Dal sistema economico vigente scaturisce l’onnipervasivo e catechizzante Pensiero Unico nel quale si innervano tutte le esiziali logiche sociali hobbesiane della competizione, dell’homo homini lupus, del mors tua vita mea, del do ut des, del narcisismo individualista, dell’egoismo, dell’edonismo, del materialismo, del consumismo e della spietatezza di cui è malata la nostra società nichilistica egocentrata le quali ci rendono “schiavi perfetti” poiché il velo di Maya (Schopenhauer) ci rende incapaci di vedere le nostre “pastoie” e, quindi, impossibilitati a liberarcene. 

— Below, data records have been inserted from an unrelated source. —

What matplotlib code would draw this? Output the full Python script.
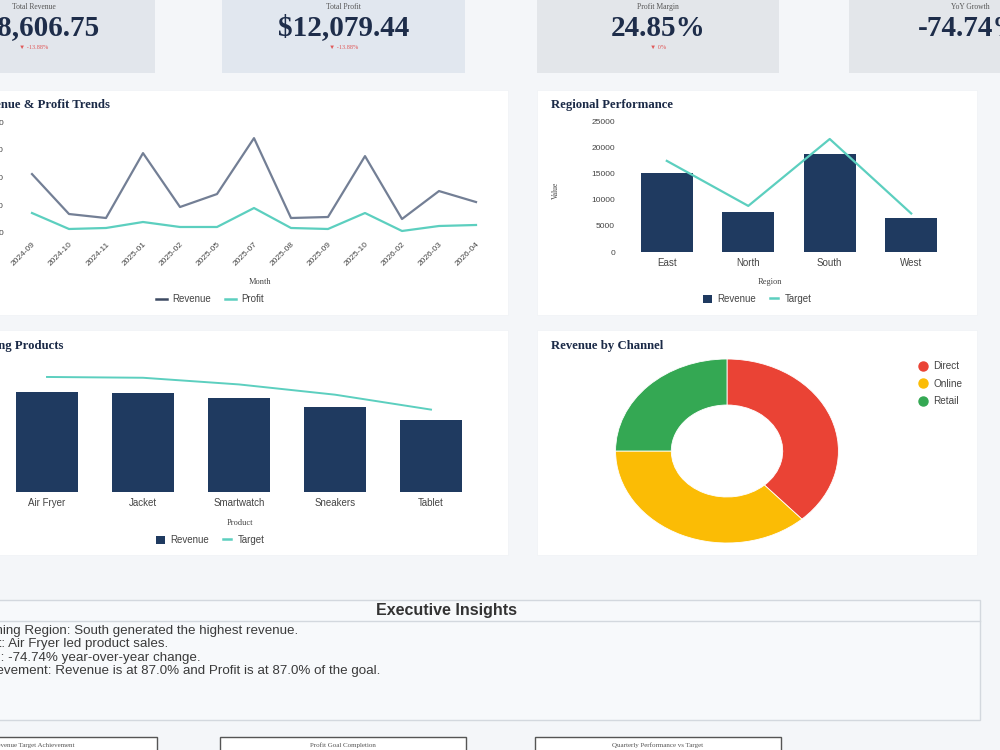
import matplotlib
matplotlib.use('Agg')
import matplotlib.pyplot as plt
from matplotlib.patches import Rectangle, Patch
from matplotlib.lines import Line2D

plt.rcParams['font.family'] = ['Liberation Sans', 'DejaVu Sans']

# ---------------- data ----------------
kpi_titles = ['Total Revenue', 'Total Profit', 'Profit Margin', 'YoY Growth']
kpi_values = ['$48,606.75', '$12,079.44', '24.85%', '-74.74%']
kpi_deltas = ['\u25bc -13.88%', '\u25bc -13.88%', '\u25bc 0%', '']

months = ['2024-09', '2024-10', '2024-11', '2025-01', '2025-02', '2025-05', '2025-07',
          '2025-08', '2025-09', '2025-10', '2026-02', '2026-03', '2026-04']
revenue_monthly = [5310, 1710, 1350, 7200, 2340, 3510, 8550, 1350, 1440, 6930, 1260, 3780, 2790]
profit_monthly = [1800, 360, 450, 990, 540, 540, 2250, 450, 360, 1800, 180, 630, 720]
trend_yticks = [0, 2500, 5000, 7500, 10000]

regions = ['East', 'North', 'South', 'West']
region_revenue = [15200, 7700, 18850, 6550]
region_target = [17500, 8850, 21700, 7400]
region_yticks = [0, 5000, 10000, 15000, 20000, 25000]

products = ['Air Fryer', 'Jacket', 'Smartwatch', 'Sneakers', 'Tablet']
product_revenue = [10050, 9980, 9400, 8500, 7200]
product_target = [11560, 11480, 10810, 9780, 8280]

channels = ['Direct', 'Online', 'Retail']
channel_revenue = [18600, 17850, 12150]
channel_colors = ['#ea4335', '#fbbc05', '#34a853']

insights = [
    'Top Performing Region: South generated the highest revenue.',
    'Top Product: Air Fryer led product sales.',
    'YoY Growth: -74.74% year-over-year change.',
    'Target Achievement: Revenue is at 87.0% and Profit is at 87.0% of the goal.',
]
gauge_titles = ['Revenue Target Achievement', 'Profit Goal Completion', 'Quarterly Performance vs Target']

# ---------------- styles ----------------
NAVY = '#1f3a60'
TEAL = '#5ccfbf'
REV_LINE = '#737f95'
TITLE_C = '#1b2a47'
TICK_C = '#444444'
SERIF = ['Liberation Serif', 'DejaVu Serif']

W, H = 1000, 750
fig = plt.figure(figsize=(10, 7.5), dpi=100)
fig.patch.set_facecolor('#f4f6f9')


def box(x0, y0, x1, y1):
    return [x0 / W, 1 - y1 / H, (x1 - x0) / W, (y1 - y0) / H]


bg = fig.add_axes([0, 0, 1, 1], zorder=-1)
bg.set_xlim(0, W)
bg.set_ylim(H, 0)
bg.axis('off')

# ---------------- KPI cards ----------------
card_x = [(-88, 155), (222, 465), (537, 779), (849, 1092)]
card_fc = ['#e2e6ec', '#e1e7ef', '#e3e6ea', '#e3e6ea']
for (x0, x1), fc, t, v, d in zip(card_x, card_fc, kpi_titles, kpi_values, kpi_deltas):
    bg.add_patch(Rectangle((x0, -20), x1 - x0, 93, facecolor=fc, edgecolor='none'))
    cx = (x0 + x1) / 2
    bg.text(cx, 7, t, ha='center', va='center', fontsize=5.5, color='#555555', family=SERIF)
    bg.text(cx, 28, v, ha='center', va='center', fontsize=21, fontweight='bold',
            color='#1e2d4a', family=SERIF)
    if d:
        bg.text(cx, 47, d, ha='center', va='center', fontsize=4.5, color='#e05a5a',
                family=['Liberation Serif', 'DejaVu Sans'])

# ---------------- panels ----------------
for (x0, y0, x1, y1) in [(-37, 90, 508, 315), (537, 90, 977, 315),
                         (-37, 330, 508, 555), (537, 330, 977, 555)]:
    bg.add_patch(Rectangle((x0, y0), x1 - x0, y1 - y0, facecolor='white', edgecolor='#f0f2f5', lw=0.5))

bg.text(110, 105, 'Revenue & Profit Trends', ha='right', va='center', fontsize=9.2,
        fontweight='bold', color=TITLE_C, family=SERIF)
bg.text(551, 105, 'Regional Performance', ha='left', va='center', fontsize=9.2,
        fontweight='bold', color=TITLE_C, family=SERIF)
bg.text(63, 346, 'Top Selling Products', ha='right', va='center', fontsize=9.2,
        fontweight='bold', color=TITLE_C, family=SERIF)
bg.text(551, 346, 'Revenue by Channel', ha='left', va='center', fontsize=9.2,
        fontweight='bold', color=TITLE_C, family=SERIF)


def clean(ax):
    ax.set_facecolor('none')
    for s in ax.spines.values():
        s.set_visible(False)


# ---------------- trend line chart ----------------
ax1 = fig.add_axes(box(13.5, 116.5, 494.5, 235.2))
clean(ax1)
x = list(range(len(months)))
ax1.plot(x, revenue_monthly, color=REV_LINE, lw=1.6, label='Revenue')
ax1.plot(x, profit_monthly, color=TEAL, lw=1.6, label='Profit')
ax1.set_xlim(-0.5, len(months) - 0.5)
ax1.set_ylim(-200, 10500)
ax1.set_yticks(trend_yticks)
ax1.set_yticklabels([str(v) for v in trend_yticks], fontsize=6, color=TICK_C)
ax1.set_xticks(x)
ax1.set_xticklabels(months, rotation=45, ha='right', rotation_mode='anchor', fontsize=6, color=TICK_C)
ax1.tick_params(length=0, pad=7)
ax1.tick_params(axis='x', pad=4)
bg.text(260, 282, 'Month', ha='center', va='center', fontsize=6, color='#444444', family=SERIF)
h1 = [Line2D([], [], color='#3d4a62', lw=1.8), Line2D([], [], color=TEAL, lw=1.8)]
fig.legend(h1, ['Revenue', 'Profit'], loc='center', bbox_to_anchor=(210 / W, 1 - 299 / H),
           ncol=2, frameon=False, fontsize=7, handlelength=1.1, handletextpad=0.6,
           columnspacing=1.4, labelcolor='#444444')

# ---------------- regional performance ----------------
ax2 = fig.add_axes(box(622, 114, 956, 252))
clean(ax2)
xr = list(range(len(regions)))
ax2.bar(xr, region_revenue, width=0.64, color=NAVY, label='Revenue')
ax2.plot(xr, region_target, color=TEAL, lw=1.6, label='Target')
ax2.set_xlim(-0.55, 3.55)
ax2.set_ylim(0, 26500)
ax2.set_yticks(region_yticks)
ax2.set_yticklabels([str(v) for v in region_yticks], fontsize=6, color=TICK_C)
ax2.set_xticks(xr)
ax2.set_xticklabels(regions, fontsize=7, color=TICK_C)
ax2.tick_params(length=0, pad=5)
ax2.tick_params(axis='x', pad=4)
bg.text(556, 190, 'Value', ha='center', va='center', rotation=90, fontsize=5.5,
        color='#444444', family=SERIF)
bg.text(770, 282, 'Region', ha='center', va='center', fontsize=6, color='#444444', family=SERIF)
h2 = [Patch(facecolor=NAVY), Line2D([], [], color=TEAL, lw=1.8)]
fig.legend(h2, ['Revenue', 'Target'], loc='center', bbox_to_anchor=(757 / W, 1 - 299 / H),
           ncol=2, frameon=False, fontsize=7, handlelength=0.9, handleheight=0.9,
           handletextpad=0.6, columnspacing=1.4, labelcolor='#444444')

# ---------------- top products ----------------
ax3 = fig.add_axes(box(-1, 370, 479, 492))
clean(ax3)
xp = list(range(len(products)))
ax3.bar(xp, product_revenue, width=0.65, color=NAVY, label='Revenue')
ax3.plot(xp, product_target, color=TEAL, lw=1.4, label='Target')
ax3.set_xlim(-0.5, 4.5)
ax3.set_ylim(0, 12260)
ax3.set_yticks([])
ax3.set_xticks(xp)
ax3.set_xticklabels(products, fontsize=7, color=TICK_C)
ax3.tick_params(length=0, pad=4)
bg.text(240, 523, 'Product', ha='center', va='center', fontsize=6, color='#444444', family=SERIF)
fig.legend(h2, ['Revenue', 'Target'], loc='center', bbox_to_anchor=(210 / W, 1 - 540 / H),
           ncol=2, frameon=False, fontsize=7, handlelength=0.9, handleheight=0.9,
           handletextpad=0.6, columnspacing=1.4, labelcolor='#444444')

# ---------------- donut ----------------
ax4 = fig.add_axes(box(610, 354.4, 844, 547.6))
ax4.pie(channel_revenue, colors=channel_colors, startangle=90, counterclock=False,
        wedgeprops=dict(width=0.5, edgecolor='white', linewidth=0.6))
ax4.set_aspect('auto')
ax4.set_xlim(-1.05, 1.05)
ax4.set_ylim(-1.05, 1.05)
ax4.axis('off')
h4 = [Line2D([], [], marker='o', linestyle='', markersize=6.5, color=c) for c in channel_colors]
fig.legend(h4, channels, loc='upper left', bbox_to_anchor=(910 / W, 1 - 352 / H),
           frameon=False, fontsize=7.2, handlelength=0.8, handletextpad=0.6,
           labelspacing=0.75, labelcolor='#444444')

# ---------------- executive insights ----------------
bg.add_patch(Rectangle((-88, 600), 1068, 120, facecolor='#f7f9fb', edgecolor='#d3d8de', lw=1))
bg.plot([-88, 980], [621, 621], color='#d3d8de', lw=1)
bg.text(446, 611, 'Executive Insights', ha='center', va='center', fontsize=11.5,
        fontweight='bold', color='#333333')
for i, line in enumerate(insights):
    bg.text(-70, 631 + i * 13.3, line, ha='left', va='center', fontsize=9.6, color='#3a3a3a')

# ---------------- bottom gauge boxes ----------------
for (x0, x1), t in zip([(-89, 157), (220, 466), (535, 781)], gauge_titles):
    bg.add_patch(Rectangle((x0, 737), x1 - x0, 30, facecolor='white', edgecolor='#555555', lw=1))
    bg.text((x0 + x1) / 2, 745.5, t, ha='center', va='center', fontsize=5, color='#555555', family=SERIF)

fig.savefig('out.png', dpi=100, facecolor=fig.get_facecolor())
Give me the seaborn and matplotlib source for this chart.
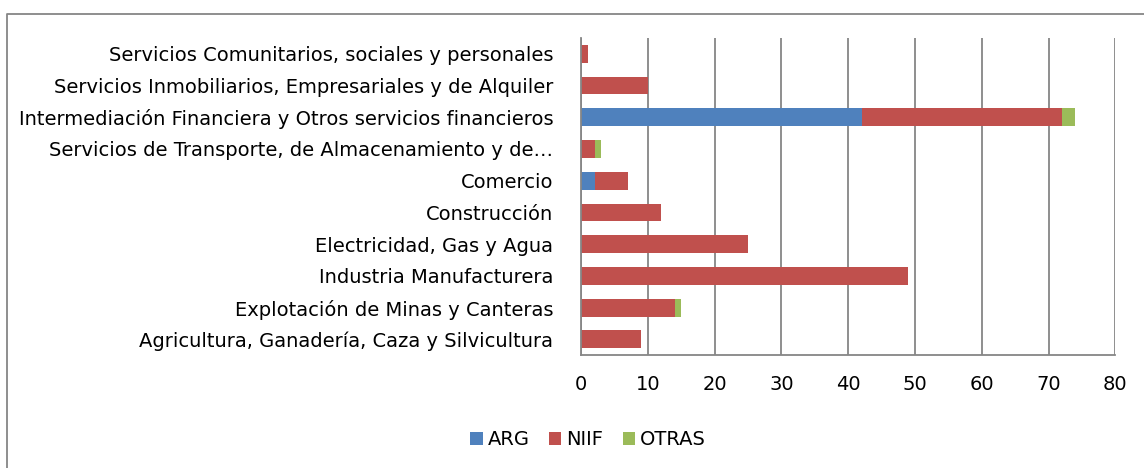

All’interno di quel coagulo di interessi economici e di valori culturali e morali (il blocco storico di gramsciana memoria) appare chiaro come il pensiero economico egemone abbia influito cambiando la società che, come propugnava la Thatcher, davvero non esiste più, esistono solo gli individui: non più una comunità di animali sociali (Aristotele) ma una massa di homines oeconomici, di imprenditori di sè, di monadi, la cosiddetta modernità liquida di Bauman (prodromici furono i movimenti sessantottini e successivamente, grazie al neoliberismo ed alla sua sovrastruttura, il “politicamente corretto”, l’attenzione è stata sempre più focalizzata sui sacrosanti diritti individuali e civili a spese però di quelli collettivi e sociali).

Perciò, dunque, occorre una rivoluzione culturale che può partire solo da chi ha una propria coscienza infelice (Hegel) rifuggendo dalla crematistica e ritornando all’equilibrio e quindi ai concetti di misura e limite come ci insegnano gli antichi greci (oltre che tornare all’applicazione della Costituzione del 1948).

Rimane un unico ostacolo che Platone conosceva fin da 2400 anni fa: l’eventuale “liberatore” verrà dapprima deriso e finanche ammazzato da quelli in “catene”: è davvero eloquente ed attuale il mito della caverna in cui Platone descrive come una realtà mediata e manipolata viene invece percepita come “verità” dagli sventurati protagonisti che, poiché nati in cattività, non possono immaginare un’esteriorità rispetto alla caverna nella quale sono imprigionati e quindi, non sapendosi schiavi ingannati, tantomeno ambire alla libertà.